We should all attempt to do our part with keeping beaches clean
Although it should have come as no surprise to anyone, a recent federal study has linked increased beach trash with a decrease in tourist use. Put another way, the more garbage on beaches, the less those beaches — and surrounding businesses — are frequented by visitors.
The study, by the National Oceanic and Atmospheric Administration, noted plastic pollution of all sorts and balloon debris have a great impact on Great Lakes tourism.
“Tourism is a major economic sector along the coast,” said Ya’el Seid-Green, a communications and policy specialist at the National Oceanographic and Atmospheric Administration Marine Debris Program. “So, the results of this study can inform future cleanup projects.”
Beach trash, according to NOAA, includes plastic, straws, metal, paper, textiles and fishing gear. Bird feathers, campfire litter, microplastics and neglected boats also fall into this category. The researchers interviewed about 1,300 beachgoers and emailed them a follow-up survey.

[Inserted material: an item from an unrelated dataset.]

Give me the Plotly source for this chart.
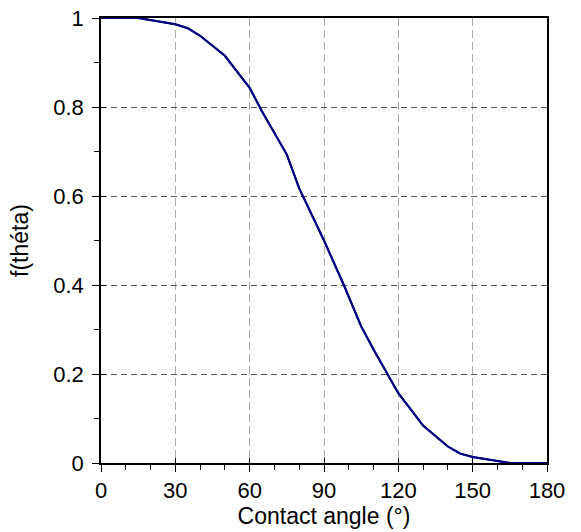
import plotly.graph_objects as go

angle = [0, 15, 30, 35, 40, 50, 60, 65, 75, 80, 90, 98, 105, 110, 120, 130, 140, 145, 150, 165, 180]
f_theta = [1.0, 1.0, 0.986, 0.977, 0.960, 0.915, 0.843, 0.79, 0.693, 0.617, 0.50, 0.40, 0.307, 0.255, 0.157, 0.084, 0.037, 0.021, 0.0135, 0.0, 0.0]

x_ticks = [0, 30, 60, 90, 120, 150, 180]
y_ticks = [0, 0.2, 0.4, 0.6, 0.8, 1]
y_tick_text = ["0", "0.2", "0.4", "0.6", "0.8", "1"]

tick_font = dict(family="Liberation Sans, Arial, sans-serif", size=22, color="black")
title_font = dict(family="Liberation Sans, Arial, sans-serif", size=23, color="black")

fig = go.Figure()
fig.add_trace(go.Scatter(x=angle, y=f_theta, mode="lines",
                         line=dict(color="#000080", width=2), showlegend=False,
                         xaxis="x", yaxis="y"))
# same data on overlay axes that carry the inner half of the crossing major ticks
fig.add_trace(go.Scatter(x=angle, y=f_theta, mode="lines",
                         line=dict(color="#000080", width=2), showlegend=False,
                         hoverinfo="skip", xaxis="x2", yaxis="y2"))

fig.update_layout(
    width=581, height=532,
    margin=dict(l=101, r=34, t=18, b=69),
    paper_bgcolor="white", plot_bgcolor="white",
    font=tick_font,
    xaxis=dict(
        range=[0, 180], tickmode="array", tickvals=x_ticks,
        ticks="outside", ticklen=7, tickwidth=1, tickcolor="black",
        showline=True, linecolor="black", linewidth=1.5, mirror=True,
        showgrid=True, gridcolor="#aaaaaa", gridwidth=1, griddash="8px,4px",
        zeroline=False, automargin=False,
        minor=dict(dtick=10, ticks="outside", ticklen=5, tickcolor="black", showgrid=False),
        title=dict(text="Contact angle (°)", font=title_font, standoff=6),
        tickfont=tick_font,
    ),
    yaxis=dict(
        range=[0, 1], tickmode="array", tickvals=y_ticks, ticktext=y_tick_text,
        ticks="outside", ticklen=7, tickwidth=1, tickcolor="black",
        showline=True, linecolor="black", linewidth=1.5, mirror=True,
        showgrid=True, gridcolor="#555555", gridwidth=1, griddash="6px,4px",
        zeroline=False, automargin=False, ticklabelstandoff=4,
        minor=dict(dtick=0.1, ticks="outside", ticklen=5, tickcolor="black", showgrid=False),
        title=dict(text="f(théta)", font=title_font, standoff=18),
        tickfont=tick_font,
    ),
    xaxis2=dict(
        range=[0, 180], overlaying="x", anchor="y2", side="bottom",
        tickmode="array", tickvals=x_ticks, ticks="inside", ticklen=5,
        tickwidth=1, tickcolor="black", showticklabels=False,
        showline=False, showgrid=False, zeroline=False, automargin=False,
    ),
    yaxis2=dict(
        range=[0, 1], overlaying="y", anchor="x2", side="left",
        tickmode="array", tickvals=y_ticks, ticks="inside", ticklen=5,
        tickwidth=1, tickcolor="black", showticklabels=False,
        showline=False, showgrid=False, zeroline=False, automargin=False,
    ),
)

fig.write_html("out.html")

Although Lake Erie was the focus of the study among the Great Lakes, it’s reasonable to conclude the results can be applied to a broader context. It’s impossible to calculate the total amount of litter in the Great Lakes. But, during 2015 beach cleanups, the Alliance for the Great Lakes reported 46.3 tons of marine debris collected in the region, an astounding amount.
Our advice? That’s easy. Anytime you visit the beach, pick up trash — any trash — that you find. You’ll not only be helping the environment, you’ll be supporting the local economy. Both are good things.